先日、BS朝日で『阿久悠 〜昭和が生んだ歌謡界のモンスター〜』を観ました。
若い方には馴染みがないかもしれませんが、ピンク・レディーや沢田研二さんなど、数え上げればキリないほどのヒット曲を生み出した昭和の大作詞家です。
手掛けたヒット曲は5,000曲以上、シングル売り上げ枚数6,000万枚以上ですから、まさに昭和の怪物ですね(ちなみに、わたしも「幼心に聴いたかな」くらいです)。
この方、実はもとコピーライターで代理店で広告やCMを制作していました。そこから、テレビ番組の放送作家となり、作詞の世界へと活躍の場を移されたわけです。
阿久悠さんのすごさは今さら語るもがなですが、「一曲の中に映画のようなストーリー性を持たせた」「1シーン1シーン、劇画のように絵が浮かんでくるようだった」
「それまでの歌謡曲は1カメ(一台のカメラ)だったが、阿久悠さんは複数のカメラで捉えた(ワンフレーズごとに視点が切り替わる)」なんてエピソードは、今聞いてもゾクゾクします。
「それまでの歌詞の世界を壊して、新しいものを作って、世間を驚かせてやろう」という気概が伝わってきますよね。本物のクリエイターです。
そのために、時代が求めていることは何か、どんな言葉が大衆の心をつかむのか、常に言葉を探していたんだとか。これを「時代の飢餓感にボールをぶつける」と表現されていました。

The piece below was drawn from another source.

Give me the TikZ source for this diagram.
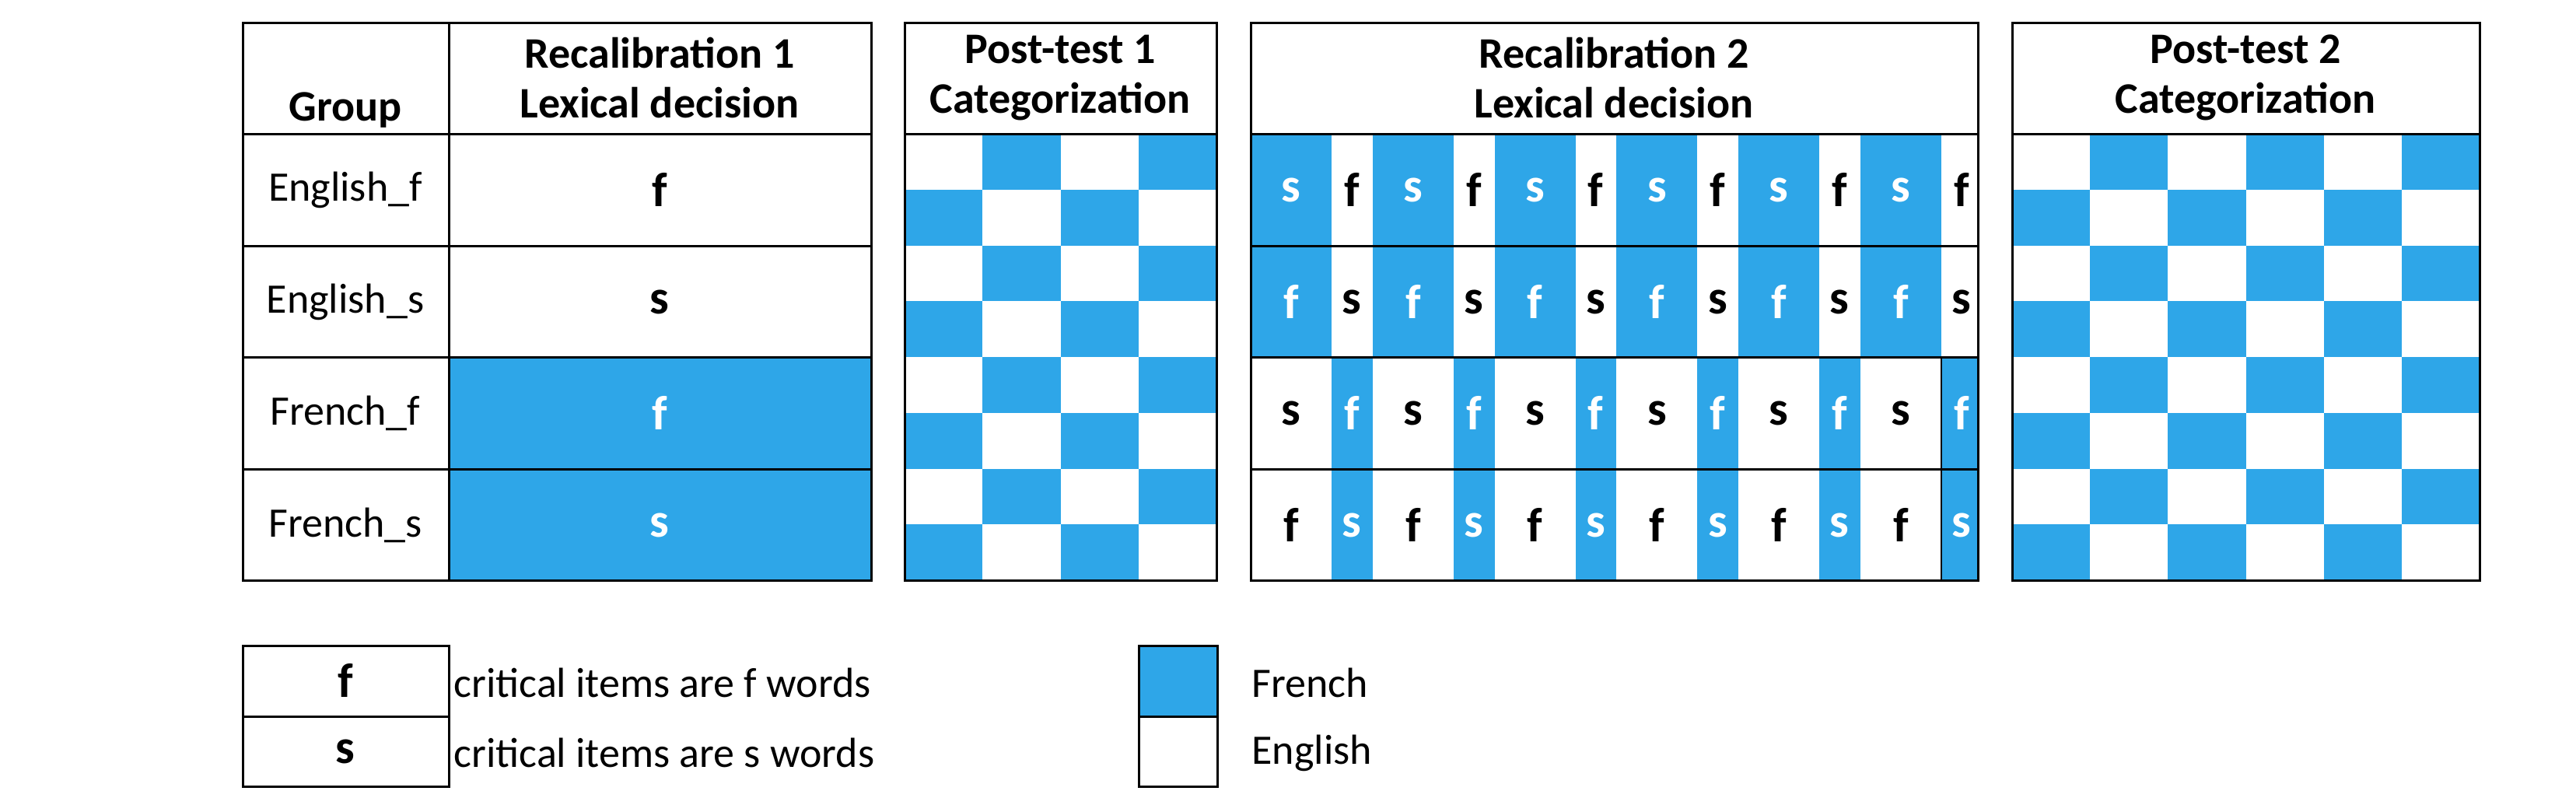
\documentclass[tikz,border=0pt]{standalone}
\usepackage{fontspec}
\setmainfont{Carlito}
\definecolor{fr}{RGB}{46,166,232}
\begin{document}
\begin{tikzpicture}[x=1pt,y=-1pt,
  grid/.style={draw=black,line width=3pt},
  bl/.style={fill=fr},
  hd/.style={font=\fontsize{56}{68}\selectfont\bfseries,align=center},
  lb/.style={font=\fontsize{54}{60}\selectfont},
  ltr/.style={font=\fontsize{62}{70}\selectfont\bfseries},
  lw/.style={ltr,text=white}]
\useasboundingbox (0,0) rectangle (3312,1044);
% ---------- Table 1
\fill[fr] (577,459) rectangle (1120,746);
\draw[grid] (312,29) rectangle (1120,746);
\draw[grid] (577,29) -- (577,746);
\foreach \y in {172,316,459,603} \draw[grid] (312,\y) -- (1120,\y);
\node[hd] (g) at (444,142) {Group};
\node[hd] (r1) at (848,100) {Recalibration 1\\[-4pt]Lexical decision};
\node[lb] (g1) at (444,244) {English\_f};
\node[lb] (g2) at (444,388) {English\_s};
\node[lb] (g3) at (444,531) {French\_f};
\node[lb] (g4) at (444,675) {French\_s};
\node[ltr] (l1) at (848,244) {f};
\node[ltr] (l2) at (848,388) {s};
\node[lw] (l3) at (848,531) {f};
\node[lw] (l4) at (848,675) {s};
% ---------- Post-test 1
\foreach \i in {0,...,3}{
  \foreach \j in {0,...,7}{
    \pgfmathparse{int(mod(\i+\j,2))}
    \ifnum\pgfmathresult=1
      \fill[fr] ({1163+\i*100.25},{172+\j*71.75}) rectangle ({1163+(\i+1)*100.25},{172+(\j+1)*71.75});
    \fi}}
\draw[grid] (1163,29) rectangle (1564,746);
\draw[grid] (1163,172) -- (1564,172);
\node[hd] (p1) at (1363,100) {Post-test 1\\[-4pt]Categorization};
% ---------- Recalibration 2
\def\P{156.8}
\fill[fr] (1608,172) rectangle (2543,459);
\foreach \k in {0,...,5}{
  \fill[white] ({1608+\k*\P+104},172) rectangle ({1608+(\k+1)*\P},459);
  \fill[fr] ({1608+\k*\P+104},459) rectangle ({min(1608+(\k+1)*\P,2543)},746);
  \node[lw] at ({1608+\k*\P+52},244) {s};
  \node[ltr] at ({1608+\k*\P+130},244) {f};
  \node[lw] at ({1608+\k*\P+52},388) {f};
  \node[ltr] at ({1608+\k*\P+130},388) {s};
  \node[ltr] at ({1608+\k*\P+52},531) {s};
  \node[lw] at ({1608+\k*\P+130},531) {f};
  \node[ltr] at ({1608+\k*\P+52},675) {f};
  \node[lw] at ({1608+\k*\P+130},675) {s};
}
\draw[grid] (1608,29) rectangle (2543,746);
\foreach \y in {172,316,459,603} \draw[grid] (1608,\y) -- (2543,\y);
\draw[black,line width=2pt] (2496,459) -- (2496,746);
\node[hd] (r2) at (2075,100) {Recalibration 2\\[-4pt]Lexical decision};
% ---------- Post-test 2
\foreach \i in {0,...,5}{
  \foreach \j in {0,...,7}{
    \pgfmathparse{int(mod(\i+\j,2))}
    \ifnum\pgfmathresult=1
      \fill[fr] ({2587+\i*100.17},{172+\j*71.75}) rectangle ({2587+(\i+1)*100.17},{172+(\j+1)*71.75});
    \fi}}
\draw[grid] (2587,29) rectangle (3188,746);
\draw[grid] (2587,172) -- (3188,172);
\node[hd] (p2) at (2887,100) {Post-test 2\\[-4pt]Categorization};
% ---------- Legend
\draw[grid] (312,830) rectangle (577,1011);
\draw[grid] (312,921) -- (577,921);
\node[ltr] (lf) at (444,875) {f};
\node[ltr] (ls) at (444,966) {s};
\node[lb,anchor=west] (tf) at (580,878) {critical items are f words};
\node[lb,anchor=west] (ts) at (580,968) {critical items are s words};
\fill[fr] (1464,830) rectangle (1565,921);
\draw[grid] (1464,830) rectangle (1565,1011);
\draw[grid] (1464,921) -- (1565,921);
\node[lb,anchor=west] (tfr) at (1606,878) {French};
\node[lb,anchor=west] (ten) at (1606,968) {English};
\end{tikzpicture}
\end{document}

「何を古い話を…」思うかもしれませんが、あれだけのヒット曲を生み出した先人です。現在のポップス、わたしたちが普段使う言葉は間違いなく影響を受けていますよ。
関連 コピーライターの武器である“言葉”は、どこからやってくるのか?
広告制作のクリエイターにいわゆる“作家性”が必要かどうかは、意見が分かれるところでしょう。でも時代を捉えて、時代を作っていくという点では同じです。
温故知新、古きをたずねて新しきを知る。先人に学んで、時代の空気を吸って、次の時代を読んでいきたい。改めて、そう思いました。